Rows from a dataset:
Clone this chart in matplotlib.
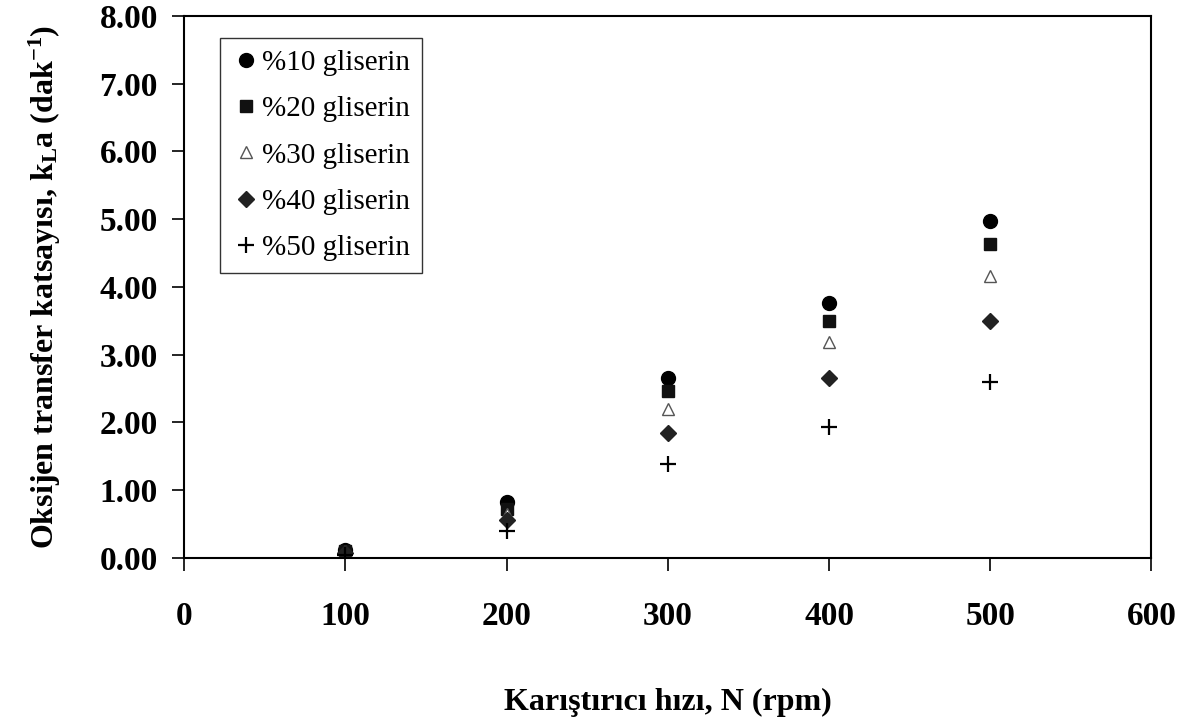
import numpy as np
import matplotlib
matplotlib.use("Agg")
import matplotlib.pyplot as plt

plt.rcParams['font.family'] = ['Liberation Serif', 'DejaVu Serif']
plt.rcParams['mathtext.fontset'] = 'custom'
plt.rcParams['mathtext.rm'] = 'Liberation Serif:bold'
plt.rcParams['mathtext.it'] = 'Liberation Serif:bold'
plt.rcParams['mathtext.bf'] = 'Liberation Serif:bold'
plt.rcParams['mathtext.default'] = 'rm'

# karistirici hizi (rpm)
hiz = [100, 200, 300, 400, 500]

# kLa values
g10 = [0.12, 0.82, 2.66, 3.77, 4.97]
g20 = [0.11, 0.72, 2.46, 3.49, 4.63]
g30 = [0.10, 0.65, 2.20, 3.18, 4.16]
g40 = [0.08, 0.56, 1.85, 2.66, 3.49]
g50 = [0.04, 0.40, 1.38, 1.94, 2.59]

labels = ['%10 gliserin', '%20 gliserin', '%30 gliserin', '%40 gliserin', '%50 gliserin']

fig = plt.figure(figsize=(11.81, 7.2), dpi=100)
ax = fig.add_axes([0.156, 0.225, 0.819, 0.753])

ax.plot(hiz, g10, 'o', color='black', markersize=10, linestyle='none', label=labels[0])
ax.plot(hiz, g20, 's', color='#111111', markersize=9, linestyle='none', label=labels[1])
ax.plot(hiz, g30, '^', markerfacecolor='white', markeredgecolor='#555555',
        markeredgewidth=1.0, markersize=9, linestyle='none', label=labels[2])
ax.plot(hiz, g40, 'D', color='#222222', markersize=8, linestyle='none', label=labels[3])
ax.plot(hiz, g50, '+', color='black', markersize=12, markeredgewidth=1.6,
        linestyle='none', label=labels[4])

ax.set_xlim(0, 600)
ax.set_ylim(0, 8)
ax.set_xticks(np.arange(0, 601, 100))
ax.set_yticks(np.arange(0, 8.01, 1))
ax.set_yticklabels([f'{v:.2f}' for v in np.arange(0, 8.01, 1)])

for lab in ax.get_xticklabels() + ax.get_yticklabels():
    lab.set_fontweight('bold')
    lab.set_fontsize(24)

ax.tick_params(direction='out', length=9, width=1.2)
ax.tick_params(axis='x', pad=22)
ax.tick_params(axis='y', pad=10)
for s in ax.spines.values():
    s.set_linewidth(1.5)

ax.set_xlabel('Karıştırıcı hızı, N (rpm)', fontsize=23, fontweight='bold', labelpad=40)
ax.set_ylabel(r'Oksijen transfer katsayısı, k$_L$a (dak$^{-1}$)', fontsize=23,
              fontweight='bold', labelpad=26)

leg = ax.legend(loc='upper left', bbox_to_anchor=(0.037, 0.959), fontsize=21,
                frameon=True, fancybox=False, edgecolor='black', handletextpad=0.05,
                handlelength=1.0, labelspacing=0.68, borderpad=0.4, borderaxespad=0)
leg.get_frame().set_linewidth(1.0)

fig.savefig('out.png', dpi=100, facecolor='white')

--

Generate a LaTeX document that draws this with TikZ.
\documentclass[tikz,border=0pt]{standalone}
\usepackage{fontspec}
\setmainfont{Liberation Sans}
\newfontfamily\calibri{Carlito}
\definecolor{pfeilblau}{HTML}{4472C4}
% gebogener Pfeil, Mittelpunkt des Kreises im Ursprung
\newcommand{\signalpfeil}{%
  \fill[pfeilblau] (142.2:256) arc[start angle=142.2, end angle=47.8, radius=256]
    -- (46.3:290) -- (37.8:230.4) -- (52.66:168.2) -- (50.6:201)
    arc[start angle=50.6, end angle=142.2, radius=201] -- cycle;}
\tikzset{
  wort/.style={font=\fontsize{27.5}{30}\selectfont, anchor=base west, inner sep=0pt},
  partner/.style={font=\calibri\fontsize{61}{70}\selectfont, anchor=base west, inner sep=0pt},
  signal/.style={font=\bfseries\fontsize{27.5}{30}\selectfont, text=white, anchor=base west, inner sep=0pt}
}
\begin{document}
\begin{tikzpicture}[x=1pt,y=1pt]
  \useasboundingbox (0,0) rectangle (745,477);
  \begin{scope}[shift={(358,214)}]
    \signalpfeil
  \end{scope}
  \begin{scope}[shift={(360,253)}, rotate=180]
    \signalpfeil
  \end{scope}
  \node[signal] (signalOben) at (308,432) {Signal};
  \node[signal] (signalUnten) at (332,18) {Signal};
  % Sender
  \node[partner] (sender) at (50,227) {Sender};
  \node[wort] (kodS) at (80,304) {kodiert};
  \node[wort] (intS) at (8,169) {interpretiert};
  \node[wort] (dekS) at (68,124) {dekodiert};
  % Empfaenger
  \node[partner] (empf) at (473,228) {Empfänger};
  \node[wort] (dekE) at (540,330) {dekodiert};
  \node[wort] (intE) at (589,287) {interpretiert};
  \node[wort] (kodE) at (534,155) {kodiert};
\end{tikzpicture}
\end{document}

---

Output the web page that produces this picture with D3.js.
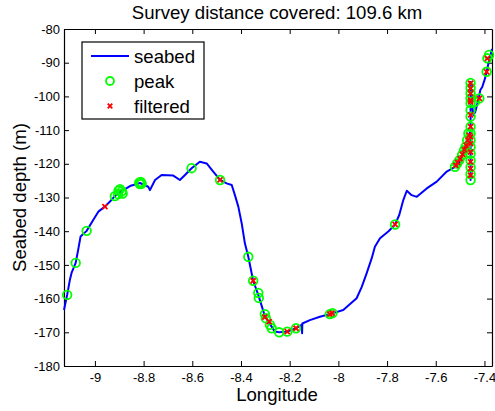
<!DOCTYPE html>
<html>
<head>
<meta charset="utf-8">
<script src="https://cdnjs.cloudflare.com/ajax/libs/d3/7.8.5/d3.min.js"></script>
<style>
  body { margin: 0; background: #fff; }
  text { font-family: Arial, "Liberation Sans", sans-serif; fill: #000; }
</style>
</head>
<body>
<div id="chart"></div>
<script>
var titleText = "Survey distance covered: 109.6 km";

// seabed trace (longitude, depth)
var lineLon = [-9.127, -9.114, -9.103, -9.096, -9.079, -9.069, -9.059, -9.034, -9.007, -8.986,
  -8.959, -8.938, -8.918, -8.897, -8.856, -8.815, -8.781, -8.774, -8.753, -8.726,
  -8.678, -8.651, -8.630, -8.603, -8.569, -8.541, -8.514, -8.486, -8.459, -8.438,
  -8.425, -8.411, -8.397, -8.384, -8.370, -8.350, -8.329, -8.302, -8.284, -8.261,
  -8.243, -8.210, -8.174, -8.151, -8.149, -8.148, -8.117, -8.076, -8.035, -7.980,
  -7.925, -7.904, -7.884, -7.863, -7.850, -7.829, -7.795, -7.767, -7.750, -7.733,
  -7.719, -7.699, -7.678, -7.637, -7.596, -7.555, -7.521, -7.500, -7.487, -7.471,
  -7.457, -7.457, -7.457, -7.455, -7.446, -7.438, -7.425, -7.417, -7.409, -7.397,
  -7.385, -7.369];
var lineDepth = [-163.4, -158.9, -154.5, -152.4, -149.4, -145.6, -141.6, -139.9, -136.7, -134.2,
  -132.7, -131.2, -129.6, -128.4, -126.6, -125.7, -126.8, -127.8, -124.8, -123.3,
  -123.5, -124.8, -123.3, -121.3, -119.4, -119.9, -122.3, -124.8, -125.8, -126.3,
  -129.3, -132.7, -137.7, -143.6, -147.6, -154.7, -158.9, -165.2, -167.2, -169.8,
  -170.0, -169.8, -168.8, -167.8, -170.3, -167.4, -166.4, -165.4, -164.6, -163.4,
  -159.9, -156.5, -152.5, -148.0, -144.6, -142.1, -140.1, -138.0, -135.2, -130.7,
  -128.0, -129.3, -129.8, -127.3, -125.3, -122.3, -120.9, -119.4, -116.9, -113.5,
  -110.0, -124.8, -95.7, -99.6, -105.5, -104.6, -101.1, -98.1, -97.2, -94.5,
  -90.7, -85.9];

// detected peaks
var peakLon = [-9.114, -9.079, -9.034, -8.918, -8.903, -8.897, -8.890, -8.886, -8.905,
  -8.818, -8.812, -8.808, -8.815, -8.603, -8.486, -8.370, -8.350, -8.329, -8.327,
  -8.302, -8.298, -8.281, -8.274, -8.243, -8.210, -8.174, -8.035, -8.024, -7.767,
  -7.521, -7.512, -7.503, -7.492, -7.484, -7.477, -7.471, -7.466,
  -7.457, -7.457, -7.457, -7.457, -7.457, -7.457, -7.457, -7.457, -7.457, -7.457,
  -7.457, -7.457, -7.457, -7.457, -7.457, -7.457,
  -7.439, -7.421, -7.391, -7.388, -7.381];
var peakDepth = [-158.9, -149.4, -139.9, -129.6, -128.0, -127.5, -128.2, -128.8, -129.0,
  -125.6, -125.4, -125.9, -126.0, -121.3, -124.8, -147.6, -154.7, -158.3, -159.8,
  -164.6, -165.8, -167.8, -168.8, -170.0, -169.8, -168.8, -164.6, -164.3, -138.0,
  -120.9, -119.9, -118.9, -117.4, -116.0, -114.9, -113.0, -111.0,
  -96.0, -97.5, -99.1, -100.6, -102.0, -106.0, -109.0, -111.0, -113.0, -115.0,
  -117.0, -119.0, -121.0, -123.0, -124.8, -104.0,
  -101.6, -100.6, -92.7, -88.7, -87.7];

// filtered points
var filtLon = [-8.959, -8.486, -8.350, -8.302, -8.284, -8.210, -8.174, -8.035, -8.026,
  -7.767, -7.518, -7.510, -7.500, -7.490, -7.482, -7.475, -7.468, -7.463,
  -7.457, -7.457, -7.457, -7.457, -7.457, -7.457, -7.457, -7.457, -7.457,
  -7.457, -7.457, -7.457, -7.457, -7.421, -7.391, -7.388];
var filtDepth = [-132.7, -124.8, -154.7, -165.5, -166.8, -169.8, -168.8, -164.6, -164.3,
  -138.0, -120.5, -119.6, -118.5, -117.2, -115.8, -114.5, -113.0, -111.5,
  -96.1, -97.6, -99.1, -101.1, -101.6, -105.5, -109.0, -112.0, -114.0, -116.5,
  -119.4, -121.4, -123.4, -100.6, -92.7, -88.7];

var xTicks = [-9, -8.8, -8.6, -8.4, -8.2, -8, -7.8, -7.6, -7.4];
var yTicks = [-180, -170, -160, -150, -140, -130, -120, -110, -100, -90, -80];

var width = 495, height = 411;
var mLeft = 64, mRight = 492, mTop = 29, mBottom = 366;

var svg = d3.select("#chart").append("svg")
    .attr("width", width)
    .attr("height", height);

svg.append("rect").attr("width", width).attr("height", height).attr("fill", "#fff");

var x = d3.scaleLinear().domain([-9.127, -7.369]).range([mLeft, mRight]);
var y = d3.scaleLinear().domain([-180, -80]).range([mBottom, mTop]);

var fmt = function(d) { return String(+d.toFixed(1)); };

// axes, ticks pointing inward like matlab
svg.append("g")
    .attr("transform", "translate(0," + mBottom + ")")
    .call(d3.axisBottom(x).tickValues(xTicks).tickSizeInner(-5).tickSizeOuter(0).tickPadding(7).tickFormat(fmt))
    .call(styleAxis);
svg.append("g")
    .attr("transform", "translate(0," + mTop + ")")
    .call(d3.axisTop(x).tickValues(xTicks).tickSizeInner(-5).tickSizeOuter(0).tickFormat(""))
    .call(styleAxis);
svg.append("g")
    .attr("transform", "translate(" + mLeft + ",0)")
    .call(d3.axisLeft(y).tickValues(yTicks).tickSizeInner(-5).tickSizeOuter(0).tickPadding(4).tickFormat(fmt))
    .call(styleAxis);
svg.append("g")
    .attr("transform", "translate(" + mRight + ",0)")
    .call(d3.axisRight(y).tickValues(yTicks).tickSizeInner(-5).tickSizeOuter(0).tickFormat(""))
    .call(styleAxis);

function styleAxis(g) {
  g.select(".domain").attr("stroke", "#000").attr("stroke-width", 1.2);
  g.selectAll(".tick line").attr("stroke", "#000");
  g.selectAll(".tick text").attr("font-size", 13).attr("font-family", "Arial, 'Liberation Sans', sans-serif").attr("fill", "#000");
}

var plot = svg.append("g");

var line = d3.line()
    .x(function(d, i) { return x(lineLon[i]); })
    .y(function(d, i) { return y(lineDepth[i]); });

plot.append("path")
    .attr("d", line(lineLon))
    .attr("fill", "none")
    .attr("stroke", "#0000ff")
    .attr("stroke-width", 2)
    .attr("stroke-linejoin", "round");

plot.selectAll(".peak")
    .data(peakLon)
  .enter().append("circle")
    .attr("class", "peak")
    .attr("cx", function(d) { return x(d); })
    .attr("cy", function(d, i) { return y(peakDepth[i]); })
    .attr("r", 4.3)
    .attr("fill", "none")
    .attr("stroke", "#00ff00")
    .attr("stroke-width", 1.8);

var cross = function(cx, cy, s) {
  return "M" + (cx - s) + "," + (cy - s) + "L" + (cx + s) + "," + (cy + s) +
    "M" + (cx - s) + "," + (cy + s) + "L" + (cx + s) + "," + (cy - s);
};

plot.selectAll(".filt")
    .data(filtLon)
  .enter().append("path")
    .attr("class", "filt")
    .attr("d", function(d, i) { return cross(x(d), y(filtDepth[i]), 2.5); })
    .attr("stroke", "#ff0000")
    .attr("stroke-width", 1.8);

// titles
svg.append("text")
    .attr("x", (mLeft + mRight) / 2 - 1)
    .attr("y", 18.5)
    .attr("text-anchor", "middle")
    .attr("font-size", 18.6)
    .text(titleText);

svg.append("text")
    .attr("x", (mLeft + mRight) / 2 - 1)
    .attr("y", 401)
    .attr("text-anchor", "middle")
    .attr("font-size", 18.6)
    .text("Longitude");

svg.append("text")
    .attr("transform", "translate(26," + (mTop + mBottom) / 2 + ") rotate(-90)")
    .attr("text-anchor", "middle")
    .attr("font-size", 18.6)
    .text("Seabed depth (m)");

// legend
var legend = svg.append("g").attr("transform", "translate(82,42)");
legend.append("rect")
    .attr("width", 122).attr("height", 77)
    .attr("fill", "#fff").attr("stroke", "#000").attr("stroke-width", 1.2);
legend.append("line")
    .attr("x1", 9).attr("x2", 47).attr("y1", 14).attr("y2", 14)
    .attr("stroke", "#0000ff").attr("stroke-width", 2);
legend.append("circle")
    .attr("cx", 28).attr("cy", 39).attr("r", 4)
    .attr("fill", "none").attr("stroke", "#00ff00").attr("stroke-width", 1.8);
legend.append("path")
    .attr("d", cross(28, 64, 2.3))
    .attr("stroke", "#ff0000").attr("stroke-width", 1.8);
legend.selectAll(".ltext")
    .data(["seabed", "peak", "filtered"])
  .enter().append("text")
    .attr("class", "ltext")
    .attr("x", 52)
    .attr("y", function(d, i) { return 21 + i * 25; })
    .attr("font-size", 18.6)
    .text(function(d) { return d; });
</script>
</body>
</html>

EXERCISE DIRECTIONS: Both the line containing "Output the web" and the line containing "-90.7, -85.9];" belong in the copy, along with every line between them. Reproduce that stretch exactly, without the pictures.

THE RESULT:
Output the web page that produces this picture with D3.js.
<!DOCTYPE html>
<html>
<head>
<meta charset="utf-8">
<script src="https://cdnjs.cloudflare.com/ajax/libs/d3/7.8.5/d3.min.js"></script>
<style>
  body { margin: 0; background: #fff; }
  text { font-family: Arial, "Liberation Sans", sans-serif; fill: #000; }
</style>
</head>
<body>
<div id="chart"></div>
<script>
var titleText = "Survey distance covered: 109.6 km";

// seabed trace (longitude, depth)
var lineLon = [-9.127, -9.114, -9.103, -9.096, -9.079, -9.069, -9.059, -9.034, -9.007, -8.986,
  -8.959, -8.938, -8.918, -8.897, -8.856, -8.815, -8.781, -8.774, -8.753, -8.726,
  -8.678, -8.651, -8.630, -8.603, -8.569, -8.541, -8.514, -8.486, -8.459, -8.438,
  -8.425, -8.411, -8.397, -8.384, -8.370, -8.350, -8.329, -8.302, -8.284, -8.261,
  -8.243, -8.210, -8.174, -8.151, -8.149, -8.148, -8.117, -8.076, -8.035, -7.980,
  -7.925, -7.904, -7.884, -7.863, -7.850, -7.829, -7.795, -7.767, -7.750, -7.733,
  -7.719, -7.699, -7.678, -7.637, -7.596, -7.555, -7.521, -7.500, -7.487, -7.471,
  -7.457, -7.457, -7.457, -7.455, -7.446, -7.438, -7.425, -7.417, -7.409, -7.397,
  -7.385, -7.369];
var lineDepth = [-163.4, -158.9, -154.5, -152.4, -149.4, -145.6, -141.6, -139.9, -136.7, -134.2,
  -132.7, -131.2, -129.6, -128.4, -126.6, -125.7, -126.8, -127.8, -124.8, -123.3,
  -123.5, -124.8, -123.3, -121.3, -119.4, -119.9, -122.3, -124.8, -125.8, -126.3,
  -129.3, -132.7, -137.7, -143.6, -147.6, -154.7, -158.9, -165.2, -167.2, -169.8,
  -170.0, -169.8, -168.8, -167.8, -170.3, -167.4, -166.4, -165.4, -164.6, -163.4,
  -159.9, -156.5, -152.5, -148.0, -144.6, -142.1, -140.1, -138.0, -135.2, -130.7,
  -128.0, -129.3, -129.8, -127.3, -125.3, -122.3, -120.9, -119.4, -116.9, -113.5,
  -110.0, -124.8, -95.7, -99.6, -105.5, -104.6, -101.1, -98.1, -97.2, -94.5,
  -90.7, -85.9];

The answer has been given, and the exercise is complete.